> **Aim of the exercise**
Drop every picture, then transcribe the remaining data exactly.

■ ■ ■

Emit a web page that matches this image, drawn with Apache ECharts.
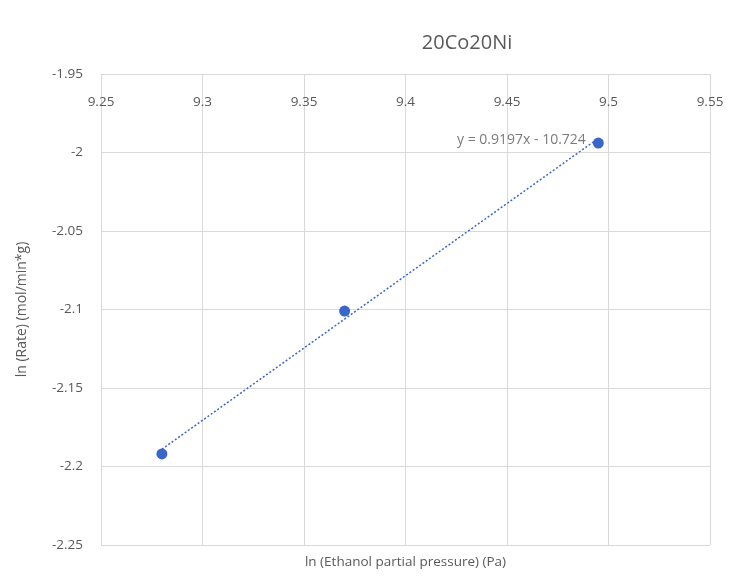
<!DOCTYPE html>
<html>
<head>
<meta charset="utf-8">
<script src="https://cdn.jsdelivr.net/npm/echarts@6/dist/echarts.min.js"></script>
<style>html,body{margin:0;padding:0;background:#fff}#c{width:737px;height:576px}</style>
</head>
<body>
<div id="c"></div>
<script>
var titleText = '20Co20Ni';
var xName = 'ln (Ethanol partial pressure) (Pa)';
var yName = 'ln (Rate) (mol/min*g)';
var xValues = [9.28, 9.37, 9.495];
var yValues = [-2.192, -2.101, -1.994];
var trendX = [9.28, 9.495];
var trendY = [-2.189, -1.991];
var trendLabel = 'y = 0.9197x - 10.724';

var pts = xValues.map(function (x, i) { return [x, yValues[i]]; });
var trend = trendX.map(function (x, i) { return [x, trendY[i]]; });

var gray = '#595959';
var blue = '#3A66C8';
var font = '"Open Sans", "Noto Sans", sans-serif';
var chart = echarts.init(document.getElementById('c'));
chart.setOption({
  animation: false,
  backgroundColor: '#fff',
  title: {
    text: titleText, left: 462, top: 28, textAlign: 'center',
    textStyle: { color: gray, fontSize: 20, fontWeight: 'normal', fontFamily: font }
  },
  grid: { left: 101, right: 27, top: 74, bottom: 31, containLabel: false },
  xAxis: {
    type: 'value', min: 9.25, max: 9.55, interval: 0.05, position: 'top',
    name: xName, nameLocation: 'middle', nameGap: -495,
    nameTextStyle: { color: gray, fontSize: 13.5, fontFamily: font },
    axisLine: { show: false }, axisTick: { show: false },
    axisLabel: { inside: true, margin: 21, color: gray, fontSize: 13.5, fontFamily: font,
      formatter: function (v) { return String(+v.toFixed(2)); } },
    splitLine: { show: true, lineStyle: { color: '#d9d9d9', width: 1 } }
  },
  yAxis: {
    type: 'value', min: -2.25, max: -1.95, interval: 0.05,
    name: yName, nameLocation: 'middle', nameGap: 72, nameRotate: 90,
    nameTextStyle: { color: gray, fontSize: 14, fontFamily: font },
    axisLine: { show: false }, axisTick: { show: false },
    axisLabel: { margin: 18, color: gray, fontSize: 13.5, fontFamily: font,
      formatter: function (v) { return String(+v.toFixed(2)); } },
    splitLine: { show: true, lineStyle: { color: '#d9d9d9', width: 1 } }
  },
  series: [
    {
      type: 'line', data: trend, symbol: 'none', silent: true,
      lineStyle: { color: blue, width: 1.5, type: [2, 2] },
      z: 2
    },
    {
      type: 'scatter', data: [trend[1]], symbol: 'circle', symbolSize: 1, silent: true,
      itemStyle: { color: 'rgba(0,0,0,0)' },
      label: { show: true, formatter: trendLabel, position: 'left', distance: 12,
        color: gray, fontSize: 14, fontFamily: font, offset: [0, 2] },
      z: 4
    },
    {
      type: 'scatter', data: pts, symbol: 'circle', symbolSize: 11,
      itemStyle: { color: blue, opacity: 1 }, z: 3
    }
  ]
});
</script>
</body>
</html>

■ ■ ■

> **Solution to the exercise**
Emit a web page that matches this image, drawn with Apache ECharts.
<!DOCTYPE html>
<html>
<head>
<meta charset="utf-8">
<script src="https://cdn.jsdelivr.net/npm/echarts@6/dist/echarts.min.js"></script>
<style>html,body{margin:0;padding:0;background:#fff}#c{width:737px;height:576px}</style>
</head>
<body>
<div id="c"></div>
<script>
var titleText = '20Co20Ni';
var xName = 'ln (Ethanol partial pressure) (Pa)';
var yName = 'ln (Rate) (mol/min*g)';
var xValues = [9.28, 9.37, 9.495];
var yValues = [-2.192, -2.101, -1.994];
var trendX = [9.28, 9.495];
var trendY = [-2.189, -1.991];
var trendLabel = 'y = 0.9197x - 10.724';

var pts = xValues.map(function (x, i) { return [x, yValues[i]]; });
var trend = trendX.map(function (x, i) { return [x, trendY[i]]; });

var gray = '#595959';
var blue = '#3A66C8';
var font = '"Open Sans", "Noto Sans", sans-serif';
var chart = echarts.init(document.getElementById('c'));
chart.setOption({
  animation: false,
  backgroundColor: '#fff',
  title: {
    text: titleText, left: 462, top: 28, textAlign: 'center',
    textStyle: { color: gray, fontSize: 20, fontWeight: 'normal', fontFamily: font }
  },
  grid: { left: 101, right: 27, top: 74, bottom: 31, containLabel: false },
  xAxis: {
    type: 'value', min: 9.25, max: 9.55, interval: 0.05, position: 'top',
    name: xName, nameLocation: 'middle', nameGap: -495,
    nameTextStyle: { color: gray, fontSize: 13.5, fontFamily: font },
    axisLine: { show: false }, axisTick: { show: false },
    axisLabel: { inside: true, margin: 21, color: gray, fontSize: 13.5, fontFamily: font,
      formatter: function (v) { return String(+v.toFixed(2)); } },
    splitLine: { show: true, lineStyle: { color: '#d9d9d9', width: 1 } }
  },
  yAxis: {
    type: 'value', min: -2.25, max: -1.95, interval: 0.05,
    name: yName, nameLocation: 'middle', nameGap: 72, nameRotate: 90,
    nameTextStyle: { color: gray, fontSize: 14, fontFamily: font },
    axisLine: { show: false }, axisTick: { show: false },
    axisLabel: { margin: 18, color: gray, fontSize: 13.5, fontFamily: font,
      formatter: function (v) { return String(+v.toFixed(2)); } },
    splitLine: { show: true, lineStyle: { color: '#d9d9d9', width: 1 } }
  },
  series: [
    {
      type: 'line', data: trend, symbol: 'none', silent: true,
      lineStyle: { color: blue, width: 1.5, type: [2, 2] },
      z: 2
    },
    {
      type: 'scatter', data: [trend[1]], symbol: 'circle', symbolSize: 1, silent: true,
      itemStyle: { color: 'rgba(0,0,0,0)' },
      label: { show: true, formatter: trendLabel, position: 'left', distance: 12,
        color: gray, fontSize: 14, fontFamily: font, offset: [0, 2] },
      z: 4
    },
    {
      type: 'scatter', data: pts, symbol: 'circle', symbolSize: 11,
      itemStyle: { color: blue, opacity: 1 }, z: 3
    }
  ]
});
</script>
</body>
</html>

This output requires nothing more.